Prove a closed subset of a complete metric space is complete via contradiction

Question

I've seen some proofs by definition and just want to ask for proof verification on whether this is okay as well:

Given complete metric space $(X,d)$ and $A \subset X$, $A$ closed. Prove $A$ is complete.

We know any cauchy sequence in $X$ converges, i.e. $\{a_n\} \subset X$ and cauchy implies $a_n \to a \in X$.

Suppose for contradiction, $A$ is not complete, then $\exists \{a_n\} \subset A$ and cauchy such that $a_n$ does not converge in A. Since $A \subset X$, this sequence converges to $a \in X/A$.

Since $A$ closed, $X/A$ open, so $\exists r > 0$ s.t. $B_r(a) \subset X/A$. Then this contradicts that it is cauchy by picking any $\epsilon < r$.

Answer 1

This is basically fine, but you don't really need to go by contradiction. $A\subset X$ is closed iff it contains all of its limit points. Just let an arbitrary Cauchy sequence, $\{a_{n}\}\subset A$ be given, it must converge in $X$ by completeness, and then the closedness directly implies that this limit is in $A$, making $A$ a complete metric space in its own right.

Answer 2

Sure, this proof works!

Just a few comments, though: firstly, take the sentence

We know any cauchy sequence in $X$ converges, . . .

In my opinion, it would be preferable to say that

We know any Cauchy sequence in $X$ converges in $X$, . . .

just for the sake of more clarity, even though you have explained what this means by adding an "i.e.".

Secondly,

Then this contradicts that it is cauchy by picking any $\epsilon < r$.

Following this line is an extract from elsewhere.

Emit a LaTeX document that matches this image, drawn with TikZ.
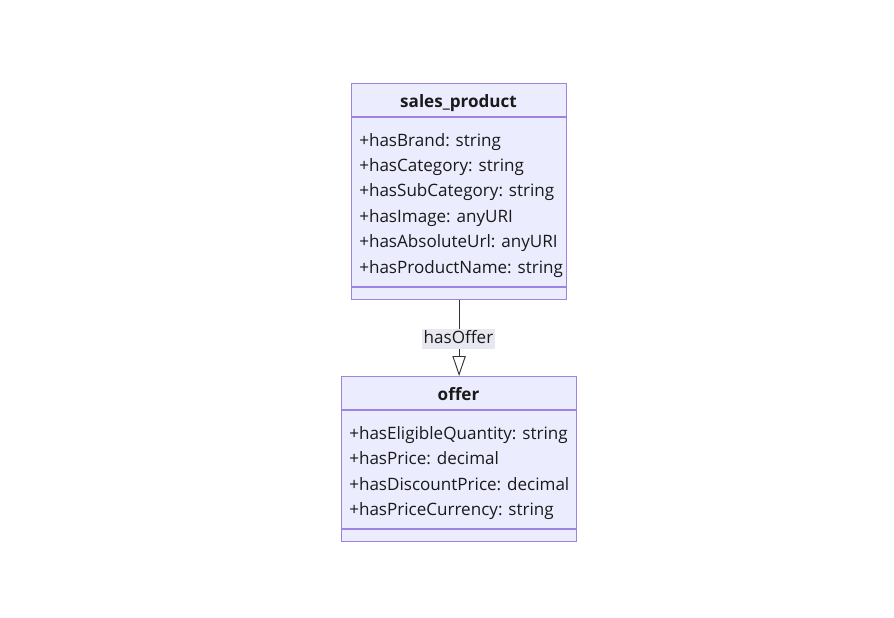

It will be helpful to explain how the contradiction arises. At first glance, I can see that there will be a contradiction to the fact that $\{ a_n \}$ converges to $a$, not that $\{ a_n \}$ is Cauchy. But, the two ideas are closely related enough that I am still confident that you're not necessarily wrong. So, adding more details here would be better, in my opinion.